Но однажды меня вызвали в оперотряд и там сидел дьявол, и он вернул мне мою библию, поруганную и замаранную грязными лапами монстров, которые даже в любовной переписке двух детей готовы были узреть опасность строю, так хорошо их содержавшему, что они ради этого содержания готовы были растерзать всякого, если на этого «всякого» падала хотя бы тень подозрения, что он готов покуситься на источник их благополучия.
В наших письмах ничего такого они не нашли и, с явной неохотой, я была отпущена на… волю? — разве это была воля? У Ежи Леца есть фраза: «Начиная подкоп, задумайся, что тебе нужно в соседней камере». Вот такой была эта воля. До всего случившегося я жила, не ощущая колпака над собой. Теперь же я стала чувствовать его повсеместно и непрерывно. Переписка наша начала увядать, той чистой радости, которую она приносила — я думаю, ему тоже — раньше, я уже не испытывала. Все мне казалось, что наши письма читают, проверяют, и появился внутренний редактор, мешавший искреннему изъявлению чувств и мыслей.
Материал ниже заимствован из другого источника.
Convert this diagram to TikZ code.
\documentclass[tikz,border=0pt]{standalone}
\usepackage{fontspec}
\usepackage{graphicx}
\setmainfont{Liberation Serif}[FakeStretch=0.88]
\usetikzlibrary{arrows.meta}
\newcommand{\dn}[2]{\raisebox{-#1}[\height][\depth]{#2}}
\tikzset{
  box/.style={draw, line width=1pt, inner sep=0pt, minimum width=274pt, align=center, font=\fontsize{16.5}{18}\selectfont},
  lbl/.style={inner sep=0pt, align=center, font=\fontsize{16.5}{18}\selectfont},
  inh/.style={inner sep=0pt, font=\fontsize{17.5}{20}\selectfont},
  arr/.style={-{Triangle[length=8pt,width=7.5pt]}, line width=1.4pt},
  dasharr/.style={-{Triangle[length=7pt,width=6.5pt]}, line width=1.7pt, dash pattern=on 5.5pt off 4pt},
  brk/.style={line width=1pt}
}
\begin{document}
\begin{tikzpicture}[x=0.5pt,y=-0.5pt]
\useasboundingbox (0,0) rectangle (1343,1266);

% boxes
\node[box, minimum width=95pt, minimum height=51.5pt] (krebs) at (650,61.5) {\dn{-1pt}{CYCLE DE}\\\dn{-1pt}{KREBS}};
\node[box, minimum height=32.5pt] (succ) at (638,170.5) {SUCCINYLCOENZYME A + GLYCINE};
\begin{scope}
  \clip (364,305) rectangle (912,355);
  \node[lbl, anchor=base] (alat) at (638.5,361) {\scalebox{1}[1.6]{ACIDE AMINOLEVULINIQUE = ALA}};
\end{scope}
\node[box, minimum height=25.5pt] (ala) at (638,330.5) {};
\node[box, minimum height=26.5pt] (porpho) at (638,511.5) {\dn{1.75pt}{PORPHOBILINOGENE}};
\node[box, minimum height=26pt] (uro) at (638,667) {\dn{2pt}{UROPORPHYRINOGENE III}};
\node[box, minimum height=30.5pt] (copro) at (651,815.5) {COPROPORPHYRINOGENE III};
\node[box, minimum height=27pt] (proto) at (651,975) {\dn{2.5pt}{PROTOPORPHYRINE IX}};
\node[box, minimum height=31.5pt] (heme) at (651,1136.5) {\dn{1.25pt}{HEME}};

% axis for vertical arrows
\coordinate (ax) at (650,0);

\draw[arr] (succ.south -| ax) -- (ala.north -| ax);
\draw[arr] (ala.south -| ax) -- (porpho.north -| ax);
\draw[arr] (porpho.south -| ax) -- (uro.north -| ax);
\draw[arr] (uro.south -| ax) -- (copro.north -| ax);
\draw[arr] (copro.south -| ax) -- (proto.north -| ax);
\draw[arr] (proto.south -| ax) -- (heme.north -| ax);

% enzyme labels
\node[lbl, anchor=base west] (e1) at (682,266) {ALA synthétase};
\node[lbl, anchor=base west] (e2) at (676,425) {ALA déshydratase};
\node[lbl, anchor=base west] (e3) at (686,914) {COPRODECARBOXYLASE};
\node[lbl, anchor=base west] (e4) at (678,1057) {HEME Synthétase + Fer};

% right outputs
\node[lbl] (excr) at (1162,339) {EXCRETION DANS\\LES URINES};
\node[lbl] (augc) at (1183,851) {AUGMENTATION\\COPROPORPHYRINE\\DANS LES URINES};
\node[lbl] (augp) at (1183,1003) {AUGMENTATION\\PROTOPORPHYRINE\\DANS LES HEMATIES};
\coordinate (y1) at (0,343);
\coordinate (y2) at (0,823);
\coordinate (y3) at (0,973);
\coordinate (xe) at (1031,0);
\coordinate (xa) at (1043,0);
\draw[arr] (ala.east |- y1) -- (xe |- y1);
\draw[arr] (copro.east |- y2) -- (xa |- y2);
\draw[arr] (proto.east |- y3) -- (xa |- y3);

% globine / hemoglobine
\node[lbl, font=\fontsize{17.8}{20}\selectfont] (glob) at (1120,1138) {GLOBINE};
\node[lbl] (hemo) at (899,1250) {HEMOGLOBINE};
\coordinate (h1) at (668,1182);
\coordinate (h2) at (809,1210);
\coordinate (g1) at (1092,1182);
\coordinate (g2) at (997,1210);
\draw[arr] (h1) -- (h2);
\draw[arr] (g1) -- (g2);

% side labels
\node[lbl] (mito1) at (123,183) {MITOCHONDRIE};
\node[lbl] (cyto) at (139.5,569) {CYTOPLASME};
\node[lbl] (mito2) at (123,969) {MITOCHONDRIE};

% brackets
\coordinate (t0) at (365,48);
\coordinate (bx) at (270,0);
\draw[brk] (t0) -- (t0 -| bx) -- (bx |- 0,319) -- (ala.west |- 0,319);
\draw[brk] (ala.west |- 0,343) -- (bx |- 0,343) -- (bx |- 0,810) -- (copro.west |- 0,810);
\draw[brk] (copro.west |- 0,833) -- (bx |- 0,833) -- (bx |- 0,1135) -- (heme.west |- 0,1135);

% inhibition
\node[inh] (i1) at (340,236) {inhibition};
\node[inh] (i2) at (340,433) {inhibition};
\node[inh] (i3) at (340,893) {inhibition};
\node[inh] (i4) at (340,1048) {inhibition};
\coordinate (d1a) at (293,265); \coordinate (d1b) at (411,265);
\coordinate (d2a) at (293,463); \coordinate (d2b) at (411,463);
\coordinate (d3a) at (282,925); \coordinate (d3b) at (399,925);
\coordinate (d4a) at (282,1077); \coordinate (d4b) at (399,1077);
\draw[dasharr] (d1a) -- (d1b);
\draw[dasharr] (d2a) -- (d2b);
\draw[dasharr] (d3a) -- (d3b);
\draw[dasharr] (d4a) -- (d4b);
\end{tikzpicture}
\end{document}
Жизнь перестала казаться веселой и приятной, серая скука заполнила собой пространство, сам вид института стал мне противен. Ребята из оперотряда все чаще проходили мимо меня, как бы меня не замечая, хотя раньше все были моими добрыми друзьями, тем более, что у меня некоторое время был роман с их комиссаром. Сейчас и он делал вид, что безумно занят и ничего вокруг себя не видит, если оказывался в пределах пешеходной доступности от меня. Это были нехорошие признаки, и они меня очень беспокоили.
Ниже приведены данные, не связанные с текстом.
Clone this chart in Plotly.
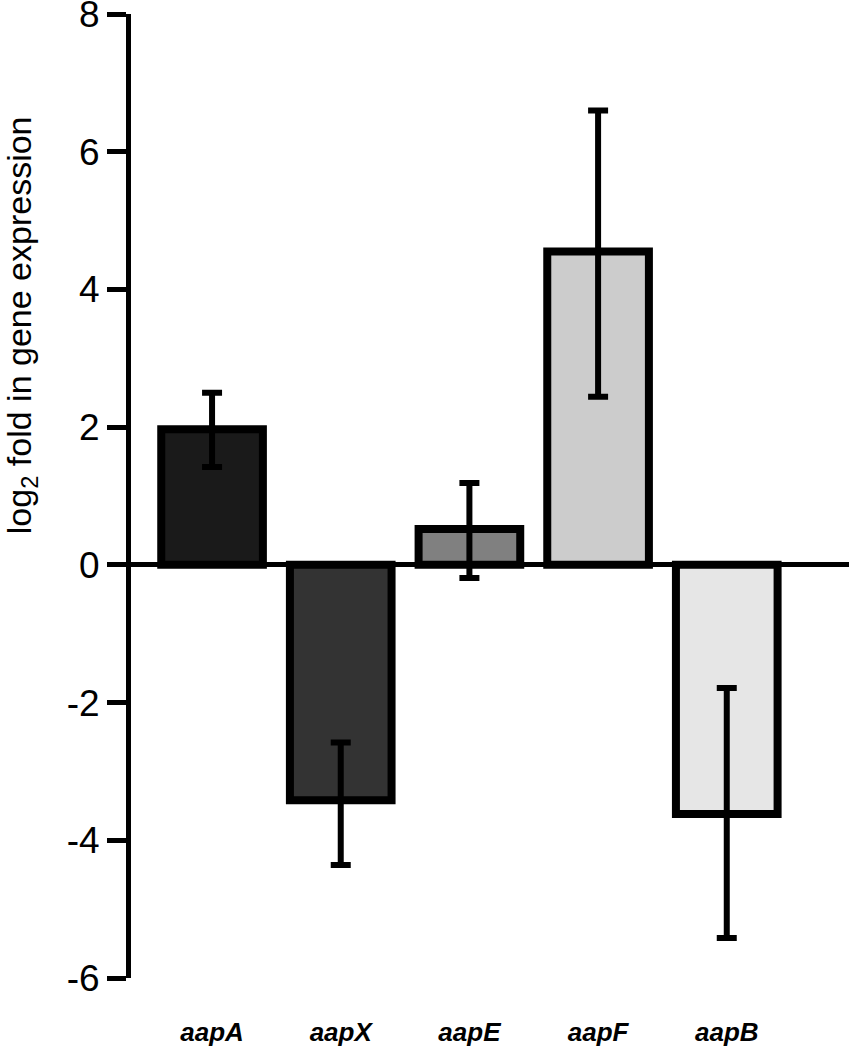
import plotly.graph_objects as go

genes = ["aapA", "aapX", "aapE", "aapF", "aapB"]
values = [1.97, -3.42, 0.52, 4.55, -3.62]
err_upper = [2.50, -2.58, 1.19, 6.60, -1.79]
err_lower = [1.42, -4.36, -0.19, 2.44, -5.42]
colors = ["#1a1a1a", "#333333", "#808080", "#cccccc", "#e6e6e6"]
y_ticks = [-6, -4, -2, 0, 2, 4, 6, 8]

plus = [u - v for u, v in zip(err_upper, values)]
minus = [v - l for l, v in zip(err_lower, values)]

fig = go.Figure()
fig.add_trace(go.Bar(
    x=list(range(len(genes))),
    y=values,
    marker=dict(color=colors, line=dict(color="black", width=8)),
    error_y=dict(type="data", symmetric=False, array=plus, arrayminus=minus,
                 color="black", thickness=6, width=10),
    width=0.79,
    showlegend=False,
))

fig.update_layout(
    width=849, height=1050,
    margin=dict(l=131, r=0, t=14, b=72, autoexpand=False),
    plot_bgcolor="white", paper_bgcolor="white",
    font=dict(family="Liberation Sans, Arial, sans-serif", color="black"),
    xaxis=dict(
        range=[-0.63, 4.95],
        tickmode="array",
        tickvals=list(range(len(genes))),
        ticktext=[f"<b><i>{g}</i></b>" for g in genes],
        tickfont=dict(size=26),
        showline=False, showgrid=False, zeroline=False, ticks="",
        ticklabelstandoff=36,
        automargin=False,
        ticklabeloverflow="allow",
    ),
    yaxis=dict(
        range=[-6, 8],
        tickmode="array",
        tickvals=y_ticks,
        ticktext=[str(t) for t in y_ticks],
        tickfont=dict(size=37),
        showline=True, linecolor="black", linewidth=5,
        ticks="outside", ticklen=19, tickwidth=5, tickcolor="black",
        showgrid=False,
        zeroline=True, zerolinecolor="black", zerolinewidth=5,
        automargin=False,
        ticklabeloverflow="allow",
    ),
    annotations=[dict(
        text="log<sub>2</sub> fold in gene expression",
        xref="paper", yref="y", x=-0.1532, y=3.48,
        xanchor="center", yanchor="middle",
        textangle=-90, showarrow=False,
        font=dict(size=34, family="Liberation Sans, Arial, sans-serif", color="black"),
    )],
)

fig.write_html(
    "out.html",
    config={"displayModeBar": False},
    post_script="document.body.style.margin='0';document.body.style.overflow='hidden';",
)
Я много обо всем этом знала и знала, что в тридцать седьмом именно так начинался путь многих и многих в лагеря. Я ни одной секунды не верила, что после разоблачительных действий Хрущева жизнь изменилась. Хрущева не было уже несколько лет, и, приехав в Москву, я обнаружила, что идет реставрация дохрущевских порядков — это было видно повсеместно. Дома, на каникулах, я сказала бабушке, что, на мой взгляд, опять пытаются организовать культ, теперь уже Брежнева, и она долго причитала:
— Господи, идиоты, какие идиоты, мало им, еще крови хотят!
Так что я ждала ареста со дня на день, и ничто больше не могло меня утешить в моем горе: писем любимого я больше не перечитывала никогда в жизни. Ушел из них волшебный свет тайны, нашей общей, только нашей, появилась тень бульдожьей морды, настороженного уха, чуждый запах и отпечатки грязных потных лап, плохо отмытых от крови.
Зима длилась, началась эпидемия гриппа, который назвали гонгконгским, и я заболела. Эпидемия была очень тяжелая, в общежитии умерли двое студентов-иностранцев, но я выжила и, слабая и синяя, поехала на зимние каникулы домой. Радости не было. Не радовали встречи ни с домом, ни с друзьями и подругами, ни вечер встречи выпускников школы, ничего. Кроме того, что-то творилось непонятное со здоровьем. Скакала температура, то бил озноб, то горела голова… Мама потащила меня в тубдиспансер. У нее дважды в жизни открывался процесс в легких, и она на этих делах собаку съела. Я прошла обследование, и оказалось, что московские врачи пропустили воспаление легких, которое я перенесла на ногах, и в легких теперь есть затемнение. Врач категорически запретил мне продолжать учебу, и я поехала в Москву, чтобы оформить академический отпуск и забрать вещи.
Я стояла у окна вагона, когда мой поезд проезжал через Набрань. Был вечер и было уже темно, но я вдруг явственно вспомнила осенний день случившийся несколько лет назад, солнечный теплый день, загородное шоссе, смешной раздолбанный автобусик, серую «Волгу»…Увидела трепыхание газеты на ветру, услыхала песню и хохот. Хрущика сняли. Брежнев вместо него.